Give a verbatim copy of the lines below, minus the pictures.

⟨

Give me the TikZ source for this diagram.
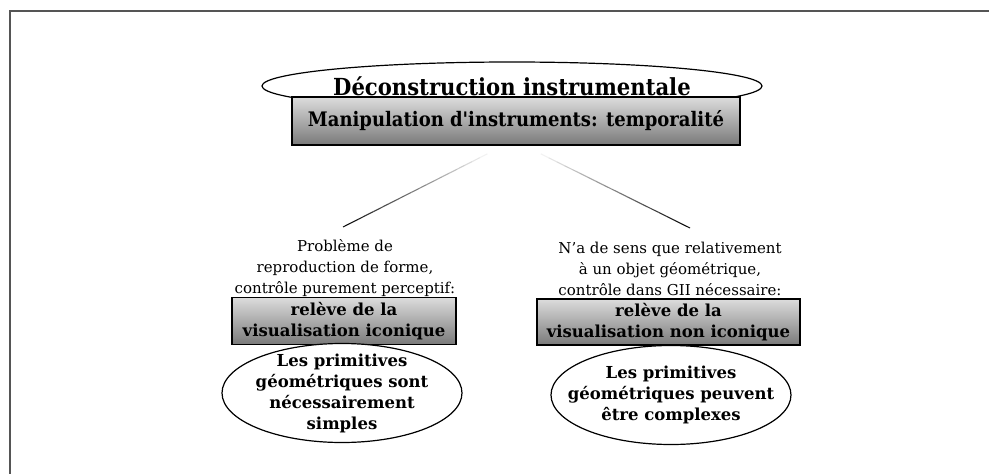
\documentclass[tikz,border=0pt]{standalone}
\usepackage{fontspec}
\setmainfont{DejaVu Serif}
\newfontfamily\serrefont{DejaVu Serif Condensed}
\usepackage{xcolor}
\usepackage{tikz}
\usetikzlibrary{calc,shapes.geometric}
\definecolor{cadre}{HTML}{555555}
\definecolor{boxtop}{HTML}{DCDCDC}
\definecolor{boxbot}{HTML}{7A7A7A}
\tikzset{
  oval/.style={draw=black, ellipse, line width=1.2pt, fill=white,
    inner xsep=-20pt, inner ysep=-12pt, align=center},
  grisbox/.style={draw=black, line width=1.2pt, inner sep=0pt, align=center,
    top color=boxtop, middle color=white, bottom color=boxbot},
  texte/.style={align=center, inner sep=0pt, font=\fontsize{15}{21}\selectfont},
  gras/.style={font=\fontsize{16.5}{21}\selectfont\bfseries}
}
\begin{document}
\begin{tikzpicture}[x=1pt,y=-1pt]
  \useasboundingbox (0,0) rectangle (989,474);
  % partial frame (top and left only)
  \draw[cadre, line width=1.6pt] (10,474) -- (10,11) -- (989,11);

  \node[oval, minimum width=500, minimum height=48,
    font=\serrefont\fontsize{23.5}{27}\selectfont\bfseries] (titre) at (512,86)
    {Déconstruction instrumentale};
  \node[grisbox, minimum width=448, minimum height=48,
    font=\serrefont\fontsize{20}{23}\selectfont\bfseries] (manip) at (516,121)
    {Manipulation d'instruments: temporalité};

  % two branches
  \node[texte] (gauche) at (345,268)
    {Problème de\\reproduction de forme,\\contrôle purement perceptif:};
  \node[texte] (droite) at (670,269)
    {N'a de sens que relativement\\à un objet géométrique,\\contrôle dans GII nécessaire:};

  \node[grisbox, gras, minimum width=224, minimum height=47] (relG) at (344,321)
    {relève de la\\visualisation iconique};
  \node[grisbox, gras, minimum width=263, minimum height=46] (relD) at (668.5,322)
    {relève de la\\visualisation non iconique};

  \node[oval, gras, minimum width=240, minimum height=99] (primG) at (342,393)
    {Les primitives\\géométriques sont\\nécessairement\\simples};
  \node[oval, gras, minimum width=240, minimum height=99] (primD) at (671,395)
    {Les primitives\\géométriques peuvent\\être complexes};

  % fading connectors
  \coordinate (hautG) at (495,150);
  \coordinate (basG) at (343,227);
  \coordinate (hautD) at (533,150);
  \coordinate (basD) at (690,228);
  \foreach \a/\b in {hautG/basG, hautD/basD}{
    \foreach \i in {0,...,19}{
      \pgfmathsetmacro{\ton}{5*\i}
      \draw[black!\ton, line width=1.1pt]
        ($(\a)!\i/20!(\b)$) -- ($(\a)!{(\i+1)/20}!(\b)$);
    }
  }
\end{tikzpicture}
\end{document}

⟩

» **Exercise output**:
Give me the TikZ source for this diagram.
\documentclass[tikz,border=0pt]{standalone}
\usepackage{fontspec}
\setmainfont{DejaVu Serif}
\newfontfamily\serrefont{DejaVu Serif Condensed}
\usepackage{xcolor}
\usepackage{tikz}
\usetikzlibrary{calc,shapes.geometric}
\definecolor{cadre}{HTML}{555555}
\definecolor{boxtop}{HTML}{DCDCDC}
\definecolor{boxbot}{HTML}{7A7A7A}
\tikzset{
  oval/.style={draw=black, ellipse, line width=1.2pt, fill=white,
    inner xsep=-20pt, inner ysep=-12pt, align=center},
  grisbox/.style={draw=black, line width=1.2pt, inner sep=0pt, align=center,
    top color=boxtop, middle color=white, bottom color=boxbot},
  texte/.style={align=center, inner sep=0pt, font=\fontsize{15}{21}\selectfont},
  gras/.style={font=\fontsize{16.5}{21}\selectfont\bfseries}
}
\begin{document}
\begin{tikzpicture}[x=1pt,y=-1pt]
  \useasboundingbox (0,0) rectangle (989,474);
  % partial frame (top and left only)
  \draw[cadre, line width=1.6pt] (10,474) -- (10,11) -- (989,11);

  \node[oval, minimum width=500, minimum height=48,
    font=\serrefont\fontsize{23.5}{27}\selectfont\bfseries] (titre) at (512,86)
    {Déconstruction instrumentale};
  \node[grisbox, minimum width=448, minimum height=48,
    font=\serrefont\fontsize{20}{23}\selectfont\bfseries] (manip) at (516,121)
    {Manipulation d'instruments: temporalité};

  % two branches
  \node[texte] (gauche) at (345,268)
    {Problème de\\reproduction de forme,\\contrôle purement perceptif:};
  \node[texte] (droite) at (670,269)
    {N'a de sens que relativement\\à un objet géométrique,\\contrôle dans GII nécessaire:};

  \node[grisbox, gras, minimum width=224, minimum height=47] (relG) at (344,321)
    {relève de la\\visualisation iconique};
  \node[grisbox, gras, minimum width=263, minimum height=46] (relD) at (668.5,322)
    {relève de la\\visualisation non iconique};

  \node[oval, gras, minimum width=240, minimum height=99] (primG) at (342,393)
    {Les primitives\\géométriques sont\\nécessairement\\simples};
  \node[oval, gras, minimum width=240, minimum height=99] (primD) at (671,395)
    {Les primitives\\géométriques peuvent\\être complexes};

  % fading connectors
  \coordinate (hautG) at (495,150);
  \coordinate (basG) at (343,227);
  \coordinate (hautD) at (533,150);
  \coordinate (basD) at (690,228);
  \foreach \a/\b in {hautG/basG, hautD/basD}{
    \foreach \i in {0,...,19}{
      \pgfmathsetmacro{\ton}{5*\i}
      \draw[black!\ton, line width=1.1pt]
        ($(\a)!\i/20!(\b)$) -- ($(\a)!{(\i+1)/20}!(\b)$);
    }
  }
\end{tikzpicture}
\end{document}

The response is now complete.